● YOUR INSTRUCTIONS: Begin at the first line of the data and copy each line through the one containing "76, 78, 80]", that line included, with no pictures.

● DATASET EXCERPT:

★ ★ ★ ★ ★

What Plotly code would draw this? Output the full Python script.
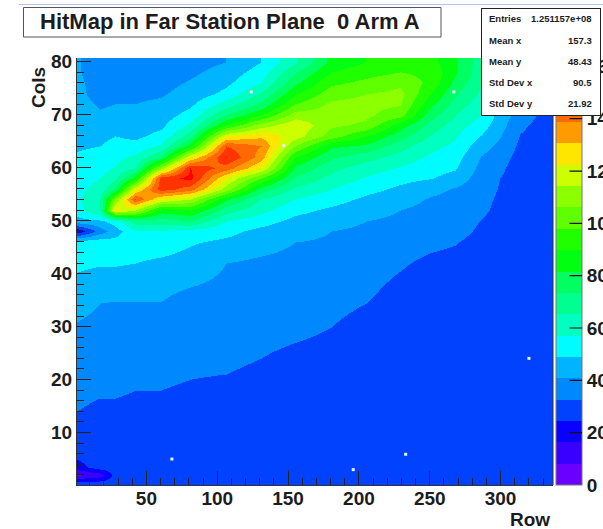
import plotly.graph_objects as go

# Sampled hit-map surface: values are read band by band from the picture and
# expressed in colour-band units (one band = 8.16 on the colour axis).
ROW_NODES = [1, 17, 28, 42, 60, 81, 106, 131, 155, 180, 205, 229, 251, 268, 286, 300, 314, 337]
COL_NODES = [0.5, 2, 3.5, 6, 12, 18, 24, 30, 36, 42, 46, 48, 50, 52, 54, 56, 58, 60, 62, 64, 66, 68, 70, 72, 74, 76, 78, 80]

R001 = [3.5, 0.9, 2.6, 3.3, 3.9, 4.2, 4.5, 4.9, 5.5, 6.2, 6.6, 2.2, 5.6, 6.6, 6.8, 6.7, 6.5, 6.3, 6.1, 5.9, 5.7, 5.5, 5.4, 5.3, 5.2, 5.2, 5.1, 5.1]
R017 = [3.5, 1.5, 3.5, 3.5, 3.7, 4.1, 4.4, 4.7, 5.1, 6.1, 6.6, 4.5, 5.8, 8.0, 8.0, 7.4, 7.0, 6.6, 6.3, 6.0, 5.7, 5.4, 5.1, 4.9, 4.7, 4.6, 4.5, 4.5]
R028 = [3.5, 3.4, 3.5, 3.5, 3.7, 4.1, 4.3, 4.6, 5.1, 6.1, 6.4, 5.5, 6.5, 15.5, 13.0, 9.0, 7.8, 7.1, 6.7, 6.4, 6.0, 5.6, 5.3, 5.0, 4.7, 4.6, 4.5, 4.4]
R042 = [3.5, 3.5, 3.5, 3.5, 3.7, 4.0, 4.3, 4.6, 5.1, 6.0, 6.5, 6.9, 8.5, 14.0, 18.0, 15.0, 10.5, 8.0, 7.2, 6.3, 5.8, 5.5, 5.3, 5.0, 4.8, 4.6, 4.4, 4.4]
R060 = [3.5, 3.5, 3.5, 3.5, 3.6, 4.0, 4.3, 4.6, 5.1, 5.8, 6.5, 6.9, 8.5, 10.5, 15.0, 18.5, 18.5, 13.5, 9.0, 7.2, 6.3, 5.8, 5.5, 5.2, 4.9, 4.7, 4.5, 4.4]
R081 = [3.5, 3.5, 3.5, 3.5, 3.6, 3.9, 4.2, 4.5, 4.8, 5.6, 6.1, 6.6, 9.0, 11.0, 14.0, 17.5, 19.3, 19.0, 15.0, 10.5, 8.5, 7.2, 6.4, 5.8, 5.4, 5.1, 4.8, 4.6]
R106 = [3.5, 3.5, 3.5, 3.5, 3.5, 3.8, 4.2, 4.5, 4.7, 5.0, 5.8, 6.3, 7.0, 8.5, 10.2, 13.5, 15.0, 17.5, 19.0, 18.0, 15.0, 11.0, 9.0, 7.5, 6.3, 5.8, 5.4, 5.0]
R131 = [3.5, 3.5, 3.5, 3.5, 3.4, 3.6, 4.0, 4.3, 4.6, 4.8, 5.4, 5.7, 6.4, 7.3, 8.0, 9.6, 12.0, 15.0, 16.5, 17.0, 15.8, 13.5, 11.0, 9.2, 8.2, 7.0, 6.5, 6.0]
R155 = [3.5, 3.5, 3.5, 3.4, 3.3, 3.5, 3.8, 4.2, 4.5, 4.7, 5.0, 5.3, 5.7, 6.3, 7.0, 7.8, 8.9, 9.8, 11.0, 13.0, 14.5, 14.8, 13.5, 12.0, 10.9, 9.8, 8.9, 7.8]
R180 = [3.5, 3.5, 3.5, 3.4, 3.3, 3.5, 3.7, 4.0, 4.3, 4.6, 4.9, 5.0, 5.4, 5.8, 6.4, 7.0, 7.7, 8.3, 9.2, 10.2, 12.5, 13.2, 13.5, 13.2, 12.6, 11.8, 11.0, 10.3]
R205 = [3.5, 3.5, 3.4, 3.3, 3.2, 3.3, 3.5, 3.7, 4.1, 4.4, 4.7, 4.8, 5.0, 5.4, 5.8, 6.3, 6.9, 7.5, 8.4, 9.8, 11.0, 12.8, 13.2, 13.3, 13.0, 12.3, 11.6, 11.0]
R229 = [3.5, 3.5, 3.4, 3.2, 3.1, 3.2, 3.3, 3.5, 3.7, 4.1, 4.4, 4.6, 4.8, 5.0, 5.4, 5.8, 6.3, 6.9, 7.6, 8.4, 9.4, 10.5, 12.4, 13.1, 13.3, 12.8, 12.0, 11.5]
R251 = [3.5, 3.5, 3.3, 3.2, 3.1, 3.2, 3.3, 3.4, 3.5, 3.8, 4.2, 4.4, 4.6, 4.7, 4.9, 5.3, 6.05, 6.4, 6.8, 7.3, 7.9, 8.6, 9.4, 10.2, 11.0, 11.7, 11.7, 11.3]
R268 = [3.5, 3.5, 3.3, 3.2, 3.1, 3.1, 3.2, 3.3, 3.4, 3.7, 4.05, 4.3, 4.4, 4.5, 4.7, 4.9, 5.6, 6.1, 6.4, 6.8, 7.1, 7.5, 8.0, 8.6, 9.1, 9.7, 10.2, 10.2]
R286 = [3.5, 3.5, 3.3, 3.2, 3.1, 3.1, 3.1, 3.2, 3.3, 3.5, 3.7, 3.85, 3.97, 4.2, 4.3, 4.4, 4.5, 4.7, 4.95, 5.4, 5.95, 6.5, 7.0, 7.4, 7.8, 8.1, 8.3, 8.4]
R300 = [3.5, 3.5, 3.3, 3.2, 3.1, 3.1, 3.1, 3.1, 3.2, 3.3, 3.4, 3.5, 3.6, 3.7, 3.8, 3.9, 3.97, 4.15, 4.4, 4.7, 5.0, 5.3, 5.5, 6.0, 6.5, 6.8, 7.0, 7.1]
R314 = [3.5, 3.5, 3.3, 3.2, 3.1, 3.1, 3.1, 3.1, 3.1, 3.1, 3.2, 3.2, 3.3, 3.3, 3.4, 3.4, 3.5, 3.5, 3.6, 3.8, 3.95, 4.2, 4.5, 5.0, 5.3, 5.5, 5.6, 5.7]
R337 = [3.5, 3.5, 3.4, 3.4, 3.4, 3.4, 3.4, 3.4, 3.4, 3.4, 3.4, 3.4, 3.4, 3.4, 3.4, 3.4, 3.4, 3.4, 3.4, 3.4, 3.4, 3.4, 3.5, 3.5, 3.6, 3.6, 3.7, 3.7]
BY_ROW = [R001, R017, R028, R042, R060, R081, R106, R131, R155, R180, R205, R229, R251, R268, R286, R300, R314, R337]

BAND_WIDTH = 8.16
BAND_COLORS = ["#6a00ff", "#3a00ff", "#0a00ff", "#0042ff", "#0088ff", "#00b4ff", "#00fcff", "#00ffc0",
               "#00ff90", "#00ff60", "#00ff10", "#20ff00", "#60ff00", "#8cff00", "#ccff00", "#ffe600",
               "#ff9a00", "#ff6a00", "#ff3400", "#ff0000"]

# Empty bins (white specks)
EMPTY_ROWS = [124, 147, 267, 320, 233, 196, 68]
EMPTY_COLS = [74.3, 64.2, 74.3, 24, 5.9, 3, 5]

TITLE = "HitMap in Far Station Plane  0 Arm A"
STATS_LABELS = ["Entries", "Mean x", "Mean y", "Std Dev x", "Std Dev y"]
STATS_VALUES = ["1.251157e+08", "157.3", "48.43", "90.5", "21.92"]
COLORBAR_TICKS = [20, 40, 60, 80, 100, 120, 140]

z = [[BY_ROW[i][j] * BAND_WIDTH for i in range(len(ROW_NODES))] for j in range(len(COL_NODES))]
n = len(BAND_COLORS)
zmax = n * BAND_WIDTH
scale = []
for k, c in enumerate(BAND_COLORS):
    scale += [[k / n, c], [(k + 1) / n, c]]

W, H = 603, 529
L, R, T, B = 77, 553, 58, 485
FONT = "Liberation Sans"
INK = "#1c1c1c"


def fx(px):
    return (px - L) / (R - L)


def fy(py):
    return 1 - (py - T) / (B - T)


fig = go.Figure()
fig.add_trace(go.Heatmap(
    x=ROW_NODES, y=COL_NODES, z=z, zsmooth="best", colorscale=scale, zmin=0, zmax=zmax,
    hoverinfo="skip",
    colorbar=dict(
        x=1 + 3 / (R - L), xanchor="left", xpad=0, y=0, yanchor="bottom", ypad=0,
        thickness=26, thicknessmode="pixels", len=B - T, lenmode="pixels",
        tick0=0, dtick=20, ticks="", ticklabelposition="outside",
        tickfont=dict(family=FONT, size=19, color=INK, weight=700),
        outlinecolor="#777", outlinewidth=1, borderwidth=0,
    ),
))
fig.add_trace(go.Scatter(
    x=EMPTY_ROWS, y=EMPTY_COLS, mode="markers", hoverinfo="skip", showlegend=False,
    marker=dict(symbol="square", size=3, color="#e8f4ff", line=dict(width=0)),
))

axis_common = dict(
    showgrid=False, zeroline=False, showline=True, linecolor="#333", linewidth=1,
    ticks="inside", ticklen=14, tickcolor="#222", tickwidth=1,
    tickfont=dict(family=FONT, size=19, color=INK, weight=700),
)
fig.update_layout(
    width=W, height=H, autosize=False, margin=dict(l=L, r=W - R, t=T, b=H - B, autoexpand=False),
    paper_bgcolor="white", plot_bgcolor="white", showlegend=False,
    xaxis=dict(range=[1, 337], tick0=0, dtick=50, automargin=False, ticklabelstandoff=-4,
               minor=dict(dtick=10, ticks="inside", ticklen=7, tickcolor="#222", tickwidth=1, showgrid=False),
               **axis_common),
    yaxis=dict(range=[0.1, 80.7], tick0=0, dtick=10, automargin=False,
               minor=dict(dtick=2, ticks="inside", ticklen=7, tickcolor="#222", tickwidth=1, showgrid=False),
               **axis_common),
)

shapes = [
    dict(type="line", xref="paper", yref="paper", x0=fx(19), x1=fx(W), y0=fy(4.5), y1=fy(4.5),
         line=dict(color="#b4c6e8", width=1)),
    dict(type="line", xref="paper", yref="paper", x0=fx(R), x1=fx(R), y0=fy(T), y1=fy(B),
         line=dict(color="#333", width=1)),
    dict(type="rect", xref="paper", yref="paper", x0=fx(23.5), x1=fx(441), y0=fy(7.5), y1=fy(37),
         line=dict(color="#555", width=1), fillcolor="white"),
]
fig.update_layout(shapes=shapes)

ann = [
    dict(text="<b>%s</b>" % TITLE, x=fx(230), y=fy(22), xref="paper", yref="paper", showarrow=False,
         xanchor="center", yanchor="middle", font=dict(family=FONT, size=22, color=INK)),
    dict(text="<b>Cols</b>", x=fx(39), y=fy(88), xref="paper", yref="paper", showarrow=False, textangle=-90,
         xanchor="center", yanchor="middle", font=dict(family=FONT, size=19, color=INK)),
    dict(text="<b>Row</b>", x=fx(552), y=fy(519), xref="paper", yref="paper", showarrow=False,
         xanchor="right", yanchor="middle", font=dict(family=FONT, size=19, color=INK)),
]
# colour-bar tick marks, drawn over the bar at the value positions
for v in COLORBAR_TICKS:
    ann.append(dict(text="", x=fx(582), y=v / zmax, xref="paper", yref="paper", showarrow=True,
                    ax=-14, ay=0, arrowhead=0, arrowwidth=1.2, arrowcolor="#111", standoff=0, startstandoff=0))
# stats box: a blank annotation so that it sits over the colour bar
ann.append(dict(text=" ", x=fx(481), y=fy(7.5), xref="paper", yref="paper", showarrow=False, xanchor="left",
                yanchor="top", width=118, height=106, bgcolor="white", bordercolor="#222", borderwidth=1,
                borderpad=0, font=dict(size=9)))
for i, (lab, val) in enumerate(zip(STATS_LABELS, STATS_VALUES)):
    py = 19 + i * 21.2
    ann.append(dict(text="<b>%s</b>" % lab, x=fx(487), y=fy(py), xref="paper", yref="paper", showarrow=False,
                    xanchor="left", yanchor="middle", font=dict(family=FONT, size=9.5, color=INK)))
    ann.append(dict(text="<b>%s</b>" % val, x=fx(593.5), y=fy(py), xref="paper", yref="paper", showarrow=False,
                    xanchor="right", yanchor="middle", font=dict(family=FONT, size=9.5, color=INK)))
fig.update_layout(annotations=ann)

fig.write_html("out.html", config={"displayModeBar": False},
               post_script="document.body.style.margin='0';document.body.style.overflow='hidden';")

★ ★ ★ ★ ★

● CORRECT ANSWER:
What Plotly code would draw this? Output the full Python script.
import plotly.graph_objects as go

# Sampled hit-map surface: values are read band by band from the picture and
# expressed in colour-band units (one band = 8.16 on the colour axis).
ROW_NODES = [1, 17, 28, 42, 60, 81, 106, 131, 155, 180, 205, 229, 251, 268, 286, 300, 314, 337]
COL_NODES = [0.5, 2, 3.5, 6, 12, 18, 24, 30, 36, 42, 46, 48, 50, 52, 54, 56, 58, 60, 62, 64, 66, 68, 70, 72, 74, 76, 78, 80]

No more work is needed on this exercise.